L’enseignement supérieur français est-il un bien comme les autres ? C’est l’une des questions au centre du rapport parlementaire sur l’enseignement supérieur privé à but lucratif, réalisé par Estelle Folest, députée du Val-d’Oise du MoDem, et Béatrice Descamps, députée du Nord du groupe Libertés, indépendants, outre-mer et territoires. Présenté mercredi 10 avril devant la commission des affaires culturelles et de l’éducation de l’Assemblée nationale, le rapport part du constat qu’alors que le secteur privé lucratif occupe désormais une part significative dans l’offre de formations du supérieur – on estime qu’un étudiant sur dix serait concerné –, il reste un acteur méconnu et soumis à de nombreuses « dérives ».
En 2024, plus d’un quart des étudiants suivent leurs études supérieures dans un établissement privé, une part qui n’était que de 15 % dans les années 1990-2000. L’enseignement supérieur privé englobe des réalités très diverses : aux établissements traditionnels – comme les écoles de commerce ou d’ingénieurs, qui ont des liens forts avec le ministère de l’enseignement supérieur et de la recherche qui les évalue et les contrôle – s’ajoutent de nouveaux acteurs, appartenant au secteur à but lucratif. Des formations, elles aussi, hétérogènes, mais pour la plupart « professionnalisantes ».
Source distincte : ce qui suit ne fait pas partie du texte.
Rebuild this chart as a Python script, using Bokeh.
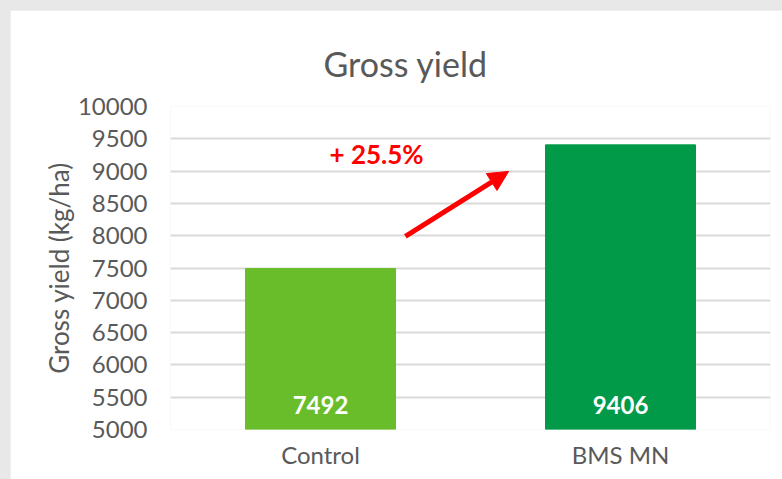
from bokeh.plotting import figure
from bokeh.models import ColumnDataSource, FixedTicker, Arrow, NormalHead, Range1d, FactorRange, Label
from bokeh.core.properties import value
from bokeh.embed import file_html
from bokeh.resources import INLINE

# ---- data ----
categories = ["Control", "BMS MN"]
yields = [7492, 9406]
bar_colors = ["#6abd2a", "#009a48"]
y_ticks = [5000, 5500, 6000, 6500, 7000, 7500, 8000, 8500, 9000, 9500, 10000]
increase_label = "+ 25.5%"
title_text = "Gross yield"
y_label = "Gross yield (kg/ha)"

FONT = "Lato"
GREY = "#595959"

src = ColumnDataSource(dict(cat=categories, val=yields, color=bar_colors,
                            label=[str(v) for v in yields]))

p = figure(x_range=FactorRange(*categories, range_padding=0),
           y_range=Range1d(y_ticks[0], y_ticks[-1]),
           width=772, height=469, output_backend="svg", toolbar_location=None,
           min_border_left=160, min_border_right=12, min_border_top=96, min_border_bottom=50)
p.margin = (10, 0, 0, 10)

p.title.text = title_text
p.title.text_font = FONT
p.title.text_font_size = "34px"
p.title.text_font_style = "normal"
p.title.text_color = GREY
p.title.align = "left"
p.title.offset = 153
p.title.vertical_align = "top"
p.title.standoff = 42

p.vbar(x="cat", top="val", bottom=y_ticks[0], width=0.5, color="color", source=src)

p.text(x="cat", y=y_ticks[0], text="label", source=src, y_offset=-25,
       text_align="center", text_baseline="middle", text_color="white",
       text_font=value(FONT), text_font_style="bold", text_font_size="24px")

# annotation
ann = Label(x=0.687, y=9272, text=increase_label, text_align="center", text_baseline="middle",
            text_color="#ff0000", text_font=FONT, text_font_style="bold", text_font_size="26px")
p.add_layout(ann)
p.add_layout(Arrow(x_start=0.783, y_start=7990, x_end=1.127, y_end=8995,
                   line_color="#ff0000", line_width=5,
                   end=NormalHead(size=20, fill_color="#ff0000", line_color="#ff0000")))

# axes
p.yaxis.ticker = FixedTicker(ticks=y_ticks)
p.yaxis.axis_label = y_label
for ax in (p.xaxis[0], p.yaxis[0]):
    ax.axis_line_color = None
    ax.major_tick_line_color = None
    ax.minor_tick_line_color = None
    ax.major_label_text_font = FONT
    ax.major_label_text_font_size = "24px"
    ax.major_label_text_color = GREY
p.yaxis.major_label_standoff = 17
p.yaxis.axis_label_text_font = FONT
p.yaxis.axis_label_text_font_size = "26px"
p.yaxis.axis_label_text_font_style = "normal"
p.yaxis.axis_label_text_color = GREY
p.yaxis.axis_label_standoff = 0
p.xaxis.major_label_standoff = 4

p.xgrid.grid_line_color = None
p.ygrid.grid_line_color = "#d9d9d9"
p.ygrid.grid_line_width = 2
p.outline_line_color = None
p.background_fill_color = "white"
p.border_fill_color = "white"

html = file_html(p, INLINE, title=title_text)
html = html.replace("</head>", "<style>html,body{background:#e8e8e8;overflow:hidden}</style></head>", 1)
open("out.html", "w").write(html)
Au cours de leurs travaux, les rapporteures se sont heurtées à une première difficulté : l’impossibilité de définir et de chiffrer concrètement ce que représentait ce secteur dans l’offre de formation dans le supérieur, en raison d’un manque de données publiques. Elles préconisent d’établir une définition officielle de l’enseignement privé à but lucratif et de construire une cartographie des établissements concernés.
Confusion entretenue
Elles soulignent aussi le manque de transparence et de lisibilité de ces formations sur leur reconnaissance. La plupart ne relèvent non pas de diplômes du ministère de l’enseignement supérieur, mais de « titres » inscrits au Répertoire national des certifications professionnelles (RNCP), piloté par le ministère du travail. « Or, l’obtention d’une certification RNCP ne garantit ni la poursuite d’études ni l’accès aux bourses sur critères sociaux, ce dont trop peu d’étudiants sont conscients », déplore Béatrice Descamps, qui rappelle que les établissements « jouent aisément » sur cette confusion pour attirer des candidats.
Les deux rapporteures insistent sur la nécessité de clarifier les informations sur la plate-forme Parcoursup en créant une « carte d’identité des formations ». Les écoles auraient l’obligation d’y indiquer leur statut juridique et le type de diplôme qu’elles délivrent. « Les étudiants auront ainsi accès à l’ensemble des formations et pourront faire des choix éclairés », précise Mme Descamps, alors que les députées mettent en garde contre les dérives de ce nouveau marché. Celles-ci vont de l’information mensongère sur le contenu d’une formation à l’escroquerie, en passant par les litiges financiers sur les frais de scolarité.